▸ Problem to work on: Take the lines from the beginning of the material through the line containing "8742, 8730, 8728]" and retype them exactly, leaving the pictures out.

▸ Collected data:
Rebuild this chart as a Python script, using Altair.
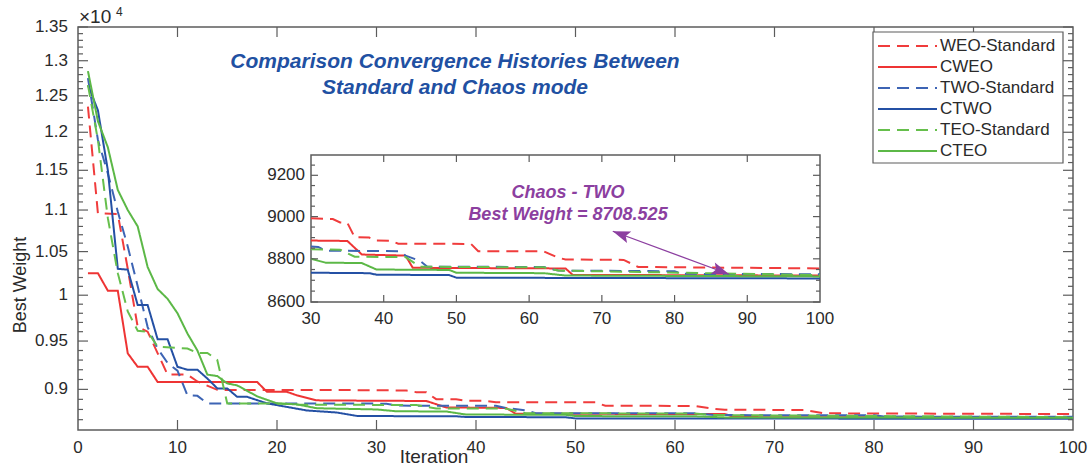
import altair as alt
import pandas as pd

# ---- series definitions -------------------------------------------------
series_names = ["WEO-Standard", "CWEO", "TWO-Standard", "CTWO", "TEO-Standard", "CTEO"]
series_colors = ["#f03c3c", "#ee3434", "#3d64b4", "#2450a4", "#66bf4c", "#5cb847"]
series_dash = [[12, 7], [1, 0], [12, 7], [1, 0], [12, 7], [1, 0]]

# best-weight histories (iteration, best weight) at the vertices of each curve
weo_std_iter = [1, 2, 4, 5, 6, 7, 9, 11, 12, 14, 30, 33, 34, 35, 36, 38, 39, 41, 42, 52, 53, 62, 64, 65, 73, 75, 100]
weo_std_val = [12350, 10960, 10950, 10300, 9650, 9600, 9150, 9150, 9080, 8995, 8992, 8988, 8972, 8970,
               8902, 8900, 8886, 8885, 8871, 8870, 8836, 8835, 8805, 8797, 8795, 8762, 8755]

cweo_iter = [1, 2, 3, 4, 5, 6, 7, 8, 18, 19, 21, 22, 24, 30, 35, 37, 43, 44, 65, 66, 100]
cweo_val = [10250, 10250, 10050, 10050, 9370, 9230, 9230, 9075, 9075, 8975, 8975, 8940, 8890, 8886,
            8884, 8820, 8815, 8758, 8755, 8725, 8722]

two_std_iter = [1, 2, 3, 4, 5, 6, 7, 8, 9, 10, 11, 12, 13, 30, 31, 32, 42, 43, 45, 46, 62, 64, 80, 81, 100]
two_std_val = [12750, 11900, 11460, 10980, 10560, 10100, 9650, 9420, 9270, 9190, 8940, 8935, 8860, 8858,
               8856, 8838, 8836, 8815, 8790, 8763, 8762, 8745, 8742, 8730, 8728]

ctwo_iter = [1, 2, 3, 4, 5, 6, 7, 8, 9, 10, 11, 12, 13, 14, 15, 16, 17, 19, 21, 23, 26, 28, 30, 38, 39,
             49, 50, 100]
ctwo_val = [12650, 12300, 11500, 10300, 10290, 9890, 9890, 9520, 9520, 9230, 9200, 9200, 9110, 9010,
            9010, 8925, 8925, 8860, 8825, 8790, 8770, 8737, 8735, 8733, 8726, 8724, 8712, 8708.525]

teo_std_iter = [1, 2, 3, 4, 5, 6, 7, 8, 11, 12, 13, 14, 15, 20, 22, 30, 34, 36, 43, 45, 62, 64, 100]
teo_std_val = [12650, 11900, 10900, 10250, 9820, 9610, 9600, 9440, 9420, 9375, 9375, 9300, 8860, 8860,
               8848, 8845, 8843, 8810, 8808, 8763, 8760, 8745, 8724]

cteo_iter = [1, 2, 3, 4, 5, 6, 7, 8, 9, 10, 11, 12, 13, 14, 15, 16, 18, 20, 22, 24, 30, 32, 37, 39,
             49, 50, 62, 65, 100]
cteo_val = [12850, 12150, 11800, 11250, 11000, 10800, 10320, 10070, 9960, 9800, 9580, 9400, 9150, 9135,
            9060, 9040, 8930, 8860, 8850, 8812, 8800, 8782, 8780, 8750, 8748, 8735, 8733, 8722, 8718]

# axis ticks
x_ticks = list(range(0, 101, 10))
y_major = [9000, 9500, 10000, 10500, 11000, 11500, 12000, 12500, 13000, 13500]
y_minor = [v for v in range(8700, 13500, 100) if v not in y_major]
inset_x_ticks = list(range(30, 101, 10))
inset_y_major = [8600, 8800, 9000, 9200]
inset_y_minor = [v for v in range(8650, 9300, 50) if v not in inset_y_major]

best_label = "Best Weight = 8708.525"

# ---- tidy table ---------------------------------------------------------
histories = [
    (weo_std_iter, weo_std_val), (cweo_iter, cweo_val), (two_std_iter, two_std_val),
    (ctwo_iter, ctwo_val), (teo_std_iter, teo_std_val), (cteo_iter, cteo_val),
]
rows = []
for name, (its, vals) in zip(series_names, histories):
    for it, v in zip(its, vals):
        rows.append({"series": name, "iteration": it, "weight": v})
df = pd.DataFrame(rows)
inset_df = df[df["iteration"] >= 30]

W, H = 995, 403
FRAME = "#5c5c5c"
LABEL = "#2a2a2a"
FONT = "Liberation Sans"

color_enc = alt.Color("series:N", scale=alt.Scale(domain=series_names, range=series_colors), legend=None)
dash_enc = alt.StrokeDash("series:N", scale=alt.Scale(domain=series_names, range=series_dash), legend=None)


def edge_ticks(values, sx, sy, xdom, ydom, side, length, width=1.2):
    """Inward-pointing tick marks along one edge of a panel."""
    d = pd.DataFrame({"v": values})
    if side in ("left", "right"):
        xv = xdom[0] if side == "left" else xdom[1]
        off = length if side == "left" else -length
        return alt.Chart(d).mark_rule(color=FRAME, strokeWidth=width, x2Offset=off).encode(
            y=alt.Y("v:Q", scale=sy, axis=None),
            x=alt.XDatum(xv, scale=sx, axis=None),
            x2=alt.X2Datum(xv),
        )
    yv = ydom[0] if side == "bottom" else ydom[1]
    off = -length if side == "bottom" else length
    return alt.Chart(d).mark_rule(color=FRAME, strokeWidth=width, y2Offset=off).encode(
        x=alt.X("v:Q", scale=sx, axis=None),
        y=alt.YDatum(yv, scale=sy, axis=None),
        y2=alt.Y2Datum(yv),
    )


def x_labels(values, sx, sy, y_at, texts, pad=10, size=17):
    d = pd.DataFrame({"v": values, "t": texts})
    return alt.Chart(d).mark_text(
        baseline="top", align="center", dy=pad, fontSize=size, color=LABEL, font=FONT
    ).encode(
        x=alt.X("v:Q", scale=sx, axis=None),
        y=alt.YDatum(y_at, scale=sy, axis=None),
        text="t:N",
    )


def y_labels(values, sx, sy, x_at, texts, pad=10, size=17):
    d = pd.DataFrame({"v": values, "t": texts})
    return alt.Chart(d).mark_text(
        baseline="middle", align="right", dx=-pad, fontSize=size, color=LABEL, font=FONT
    ).encode(
        y=alt.Y("v:Q", scale=sy, axis=None),
        x=alt.XDatum(x_at, scale=sx, axis=None),
        text="t:N",
    )


# ---- main panel ---------------------------------------------------------
x_dom, y_dom = [0, 100], [8600, 13500]
xs = alt.Scale(domain=x_dom, nice=False, zero=False)
ys = alt.Scale(type="log", domain=y_dom, nice=False)

main_lines = alt.Chart(df).mark_line(strokeWidth=2, clip=True).encode(
    x=alt.X("iteration:Q", scale=xs, axis=None),
    y=alt.Y("weight:Q", scale=ys, axis=None),
    color=color_enc,
    strokeDash=dash_enc,
)

main_group = alt.layer(
    main_lines,
    edge_ticks(y_major, xs, ys, x_dom, y_dom, "left", 10),
    edge_ticks(y_minor, xs, ys, x_dom, y_dom, "left", 5),
    edge_ticks(y_major, xs, ys, x_dom, y_dom, "right", 10),
    edge_ticks(y_minor, xs, ys, x_dom, y_dom, "right", 5),
    edge_ticks(x_ticks[1:-1], xs, ys, x_dom, y_dom, "bottom", 10),
    edge_ticks(x_ticks[1:-1], xs, ys, x_dom, y_dom, "top", 10),
    x_labels(x_ticks, xs, ys, y_dom[0], [str(v) for v in x_ticks], pad=10),
    y_labels(y_major, xs, ys, x_dom[0], [f"{v / 10000:g}" for v in y_major], pad=10),
)

# ---- inset panel (iterations 30-100) ------------------------------------
xi_dom, yi_dom = [30, 100], [8600, 9300]
xi = alt.Scale(domain=xi_dom, range=[233, 742], nice=False, zero=False)
yi = alt.Scale(type="log", domain=yi_dom, range=[275, 128], nice=False)

inset_frame = alt.Chart(pd.DataFrame({"a": [0]})).mark_rect(
    fill="white", stroke=FRAME, strokeWidth=1.5
).encode(
    x=alt.XDatum(xi_dom[0], scale=xi, axis=None), x2=alt.X2Datum(xi_dom[1]),
    y=alt.YDatum(yi_dom[0], scale=yi, axis=None), y2=alt.Y2Datum(yi_dom[1]),
)

inset_lines = alt.Chart(inset_df).mark_line(strokeWidth=2).encode(
    x=alt.X("iteration:Q", scale=xi, axis=None),
    y=alt.Y("weight:Q", scale=yi, axis=None),
    color=color_enc,
    strokeDash=dash_enc,
)

ann_color = "#8c3fa0"
arrow_df = pd.DataFrame({"x": [71.5], "y": [8930], "x2": [87.5], "y2": [8728]})
arrow_line = alt.Chart(arrow_df).mark_rule(color=ann_color, strokeWidth=1.3).encode(
    x=alt.X("x:Q", scale=xi, axis=None), y=alt.Y("y:Q", scale=yi, axis=None),
    x2="x2:Q", y2="y2:Q",
)
head_shape = "M0,0L0.6,1.7L0,1.35L-0.6,1.7Z"
head_start = alt.Chart(arrow_df).mark_point(
    shape=head_shape, filled=True, color=ann_color, opacity=1, size=420, angle=290
).encode(x=alt.X("x:Q", scale=xi, axis=None), y=alt.Y("y:Q", scale=yi, axis=None))
head_end = alt.Chart(arrow_df).mark_point(
    shape=head_shape, filled=True, color=ann_color, opacity=1, size=420, angle=110
).encode(x=alt.X("x2:Q", scale=xi, axis=None), y=alt.Y("y2:Q", scale=yi, axis=None))

inset_group = alt.layer(
    inset_frame,
    inset_lines,
    edge_ticks(inset_y_major, xi, yi, xi_dom, yi_dom, "left", 7),
    edge_ticks(inset_y_minor, xi, yi, xi_dom, yi_dom, "left", 4),
    edge_ticks(inset_y_major, xi, yi, xi_dom, yi_dom, "right", 7),
    edge_ticks(inset_y_minor, xi, yi, xi_dom, yi_dom, "right", 4),
    edge_ticks(inset_x_ticks[1:-1], xi, yi, xi_dom, yi_dom, "bottom", 7),
    edge_ticks(inset_x_ticks[1:-1], xi, yi, xi_dom, yi_dom, "top", 7),
    x_labels(inset_x_ticks, xi, yi, yi_dom[0], [str(v) for v in inset_x_ticks], pad=9),
    y_labels(inset_y_major, xi, yi, xi_dom[0], [str(v) for v in inset_y_major], pad=6),
    arrow_line, head_start, head_end,
)

# ---- legend and text ----------------------------------------------------
one = pd.DataFrame({"a": [0]})
legend_df = pd.DataFrame({"series": series_names})
ly = alt.Y("series:N", scale=alt.Scale(type="point", domain=series_names, range=[19, 124], padding=0),
           axis=None)

legend_box = alt.Chart(one).mark_rect(fill="white", stroke=FRAME, strokeWidth=1.2).encode(
    x=alt.value(795), x2=alt.value(985), y=alt.value(5), y2=alt.value(136))
legend_lines = alt.Chart(legend_df).mark_rule(strokeWidth=2).encode(
    x=alt.value(800), x2=alt.value(859), y=ly, color=color_enc, strokeDash=dash_enc)
legend_text = alt.Chart(legend_df).mark_text(
    align="left", baseline="middle", fontSize=17, color=LABEL, font=FONT
).encode(x=alt.value(862), y=ly, text="series:N")


def label(text, x, y, size, color=LABEL, style="normal", weight="normal", angle=0, align="center",
          baseline="middle"):
    return alt.Chart(one).mark_text(
        text=text, fontSize=size, color=color, fontStyle=style, fontWeight=weight, font=FONT,
        angle=angle, align=align, baseline=baseline,
    ).encode(x=alt.value(x), y=alt.value(y))


title_color = "#2150a2"
texts = alt.layer(
    label("Comparison Convergence Histories Between", 377, 35, 21, title_color, "italic", "bold"),
    label("Standard and Chaos mode", 377, 61, 21, title_color, "italic", "bold"),
    label("Chaos - TWO", 490, 166, 18, ann_color, "italic", "bold"),
    label(best_label, 490, 188, 18, ann_color, "italic", "bold"),
    label("\u00d710", 1, -4, 19, LABEL, align="left", baseline="alphabetic"),
    label("4", 38, -11, 12, LABEL, align="left", baseline="alphabetic"),
    label("Best Weight", -57, 258, 18, LABEL, angle=270),
    label("Iteration", 356, 436, 19, LABEL, baseline="alphabetic"),
)

legend_group = alt.layer(legend_box, legend_lines, legend_text, texts)

chart = alt.layer(main_group, inset_group, legend_group).resolve_scale(
    x="independent", y="independent"
).properties(
    width=W, height=H,
    autosize=alt.AutoSizeParams(type="none"),
    padding={"left": 78, "top": 27, "right": 17, "bottom": 38},
    background="white",
).configure_view(
    stroke=FRAME, strokeWidth=1.5
)

chart.save("out.html", embed_options={"renderer": "svg", "actions": False})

▸ Full answer:
Rebuild this chart as a Python script, using Altair.
import altair as alt
import pandas as pd

# ---- series definitions -------------------------------------------------
series_names = ["WEO-Standard", "CWEO", "TWO-Standard", "CTWO", "TEO-Standard", "CTEO"]
series_colors = ["#f03c3c", "#ee3434", "#3d64b4", "#2450a4", "#66bf4c", "#5cb847"]
series_dash = [[12, 7], [1, 0], [12, 7], [1, 0], [12, 7], [1, 0]]

# best-weight histories (iteration, best weight) at the vertices of each curve
weo_std_iter = [1, 2, 4, 5, 6, 7, 9, 11, 12, 14, 30, 33, 34, 35, 36, 38, 39, 41, 42, 52, 53, 62, 64, 65, 73, 75, 100]
weo_std_val = [12350, 10960, 10950, 10300, 9650, 9600, 9150, 9150, 9080, 8995, 8992, 8988, 8972, 8970,
               8902, 8900, 8886, 8885, 8871, 8870, 8836, 8835, 8805, 8797, 8795, 8762, 8755]

cweo_iter = [1, 2, 3, 4, 5, 6, 7, 8, 18, 19, 21, 22, 24, 30, 35, 37, 43, 44, 65, 66, 100]
cweo_val = [10250, 10250, 10050, 10050, 9370, 9230, 9230, 9075, 9075, 8975, 8975, 8940, 8890, 8886,
            8884, 8820, 8815, 8758, 8755, 8725, 8722]

two_std_iter = [1, 2, 3, 4, 5, 6, 7, 8, 9, 10, 11, 12, 13, 30, 31, 32, 42, 43, 45, 46, 62, 64, 80, 81, 100]
two_std_val = [12750, 11900, 11460, 10980, 10560, 10100, 9650, 9420, 9270, 9190, 8940, 8935, 8860, 8858,
               8856, 8838, 8836, 8815, 8790, 8763, 8762, 8745, 8742, 8730, 8728]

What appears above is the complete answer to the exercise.